Enfin, la recommandation suivante de la Rapporteuse spéciale
est fondamentale pour garantir l’inclusion et la pleine participation des
défenseures à la société civile : « Les États doivent s’assurer que
la société civile, les institutions nationales des droits de l’homme et les
autres parties prenantes sont impliquées dans le cadre d’un large processus de
consultation afin de garantir la conformité du nouveau projet de législation à
la Déclaration sur les défenseurs des droits de l’homme et d’autres instruments
internationaux pertinents relatifs aux droits de l’homme ».
Notes :
[1]
Le Rapporteur spécial sur la promotion et la protection des droits de l’homme
dans la lutte antiterroriste ; le premier rapport du Rapporteur spécial sur le
droit de réunion pacifique et la liberté d’association (mai 2012, A/HRC/20/27)

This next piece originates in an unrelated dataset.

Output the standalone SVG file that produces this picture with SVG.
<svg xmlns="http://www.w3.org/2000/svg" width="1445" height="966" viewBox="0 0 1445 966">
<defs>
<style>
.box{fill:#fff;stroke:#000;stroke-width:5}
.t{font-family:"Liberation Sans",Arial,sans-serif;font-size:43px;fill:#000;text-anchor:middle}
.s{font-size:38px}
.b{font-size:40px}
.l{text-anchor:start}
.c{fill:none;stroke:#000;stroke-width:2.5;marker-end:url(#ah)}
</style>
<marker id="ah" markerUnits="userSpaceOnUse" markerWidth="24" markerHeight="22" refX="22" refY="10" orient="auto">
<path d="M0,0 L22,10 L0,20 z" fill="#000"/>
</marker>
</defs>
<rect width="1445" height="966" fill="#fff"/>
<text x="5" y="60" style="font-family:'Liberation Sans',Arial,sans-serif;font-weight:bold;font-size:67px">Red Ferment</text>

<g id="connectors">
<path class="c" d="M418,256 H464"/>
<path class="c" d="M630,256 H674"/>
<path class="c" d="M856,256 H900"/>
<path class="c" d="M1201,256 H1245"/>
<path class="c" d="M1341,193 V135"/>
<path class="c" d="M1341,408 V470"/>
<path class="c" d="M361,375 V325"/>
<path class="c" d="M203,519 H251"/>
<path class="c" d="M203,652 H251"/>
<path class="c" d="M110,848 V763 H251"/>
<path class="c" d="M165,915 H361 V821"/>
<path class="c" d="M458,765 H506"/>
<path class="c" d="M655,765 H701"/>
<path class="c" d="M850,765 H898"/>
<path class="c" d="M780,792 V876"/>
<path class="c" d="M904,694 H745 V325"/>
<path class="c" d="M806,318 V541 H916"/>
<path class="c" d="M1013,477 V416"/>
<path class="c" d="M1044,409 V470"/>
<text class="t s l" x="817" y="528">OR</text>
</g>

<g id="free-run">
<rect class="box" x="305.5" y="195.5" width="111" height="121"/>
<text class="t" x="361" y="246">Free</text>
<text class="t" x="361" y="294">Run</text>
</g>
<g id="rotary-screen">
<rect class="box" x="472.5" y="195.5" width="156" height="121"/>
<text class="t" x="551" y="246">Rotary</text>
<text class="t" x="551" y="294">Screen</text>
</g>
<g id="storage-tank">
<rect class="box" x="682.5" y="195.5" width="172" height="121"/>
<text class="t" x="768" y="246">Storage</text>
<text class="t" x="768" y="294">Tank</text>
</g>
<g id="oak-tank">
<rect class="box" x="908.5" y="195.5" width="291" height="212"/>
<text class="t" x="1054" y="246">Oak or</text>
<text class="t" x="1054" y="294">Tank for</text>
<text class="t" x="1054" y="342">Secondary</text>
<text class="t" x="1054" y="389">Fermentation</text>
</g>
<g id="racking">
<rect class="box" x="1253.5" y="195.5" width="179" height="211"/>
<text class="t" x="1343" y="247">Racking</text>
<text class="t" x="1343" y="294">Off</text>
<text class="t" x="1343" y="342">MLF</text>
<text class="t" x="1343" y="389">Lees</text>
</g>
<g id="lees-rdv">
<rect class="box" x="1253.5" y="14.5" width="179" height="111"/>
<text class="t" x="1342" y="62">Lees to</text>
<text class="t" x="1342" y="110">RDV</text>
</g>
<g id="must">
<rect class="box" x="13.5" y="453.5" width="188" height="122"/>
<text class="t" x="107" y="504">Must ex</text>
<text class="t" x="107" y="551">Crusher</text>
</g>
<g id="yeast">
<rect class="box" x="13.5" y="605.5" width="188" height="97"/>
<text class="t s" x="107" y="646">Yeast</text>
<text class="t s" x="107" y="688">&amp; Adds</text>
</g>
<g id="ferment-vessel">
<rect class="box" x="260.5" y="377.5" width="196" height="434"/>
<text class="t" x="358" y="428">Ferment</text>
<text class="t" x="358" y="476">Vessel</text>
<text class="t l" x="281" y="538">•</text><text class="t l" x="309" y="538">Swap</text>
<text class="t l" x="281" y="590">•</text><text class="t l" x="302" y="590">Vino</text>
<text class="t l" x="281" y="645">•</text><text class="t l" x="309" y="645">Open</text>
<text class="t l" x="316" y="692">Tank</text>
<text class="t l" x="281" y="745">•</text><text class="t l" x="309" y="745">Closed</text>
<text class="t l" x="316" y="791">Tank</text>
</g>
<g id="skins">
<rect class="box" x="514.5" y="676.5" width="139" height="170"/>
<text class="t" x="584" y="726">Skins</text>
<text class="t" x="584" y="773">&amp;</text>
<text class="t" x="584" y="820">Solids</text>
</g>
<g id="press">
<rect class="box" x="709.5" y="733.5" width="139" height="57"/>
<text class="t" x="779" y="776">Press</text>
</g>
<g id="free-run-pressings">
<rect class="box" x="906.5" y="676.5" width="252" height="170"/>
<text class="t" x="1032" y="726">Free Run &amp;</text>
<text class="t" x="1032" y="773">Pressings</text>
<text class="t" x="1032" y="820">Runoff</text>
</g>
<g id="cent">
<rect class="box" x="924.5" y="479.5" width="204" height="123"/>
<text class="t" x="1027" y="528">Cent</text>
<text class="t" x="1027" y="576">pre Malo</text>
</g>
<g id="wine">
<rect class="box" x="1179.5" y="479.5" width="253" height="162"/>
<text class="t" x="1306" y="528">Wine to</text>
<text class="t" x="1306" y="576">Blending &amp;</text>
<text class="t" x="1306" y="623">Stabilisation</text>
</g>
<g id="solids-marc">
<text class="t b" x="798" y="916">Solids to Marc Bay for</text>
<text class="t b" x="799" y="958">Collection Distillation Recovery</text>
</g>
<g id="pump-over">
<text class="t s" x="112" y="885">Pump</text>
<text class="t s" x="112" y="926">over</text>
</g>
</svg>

qui présente une évaluation des meilleures pratiques concernant ces droits ;
deux rapports importants du Rapporteur spécial sur la promotion et la
protection du droit à la liberté d’opinion et d’expression (A/66/290 et
A/HRC/20/17) ; le Rapporteur spécial sur le droit qu’a toute personne de jouir
du meilleur état de santé physique et mentale possible (A/66/254), qui aborde
des questions liées à l’utilisation de la législation qui sont pertinentes dans
le contexte du travail mené par les défenseur-e-s des droits humains.
[2] Rapport de la Rapporteuse spéciale sur la situation des défenseurs des droits de l’homme, 10 août 2012, A/67/292.
[3]Violence against women human rights defenders in Meso-America. An assessment in progress, mise à jour 2010/2011.
[4] Rapport de la Rapporteuse spéciale sur la situation des défenseurs des droits de l’homme, 10 août 2012, A/67/292.
[5] Ibid.
[6]Cynthia Rothschild, “Written Out: How Sexuality is Used to Attack Women’s Organizing”, Commission internationale des droits humains des gays et lesbiennes (International Gay and Lesbian Human Rights Commission, IGLHC) et Centre pour le Leadership Mondial des Femmes (Center for Women’s Global Leadership, CWGL), 2005.
[7] Violenceagainst women human rights defenders in Meso-America. An assessment in progress, mise à jour 2010/2011.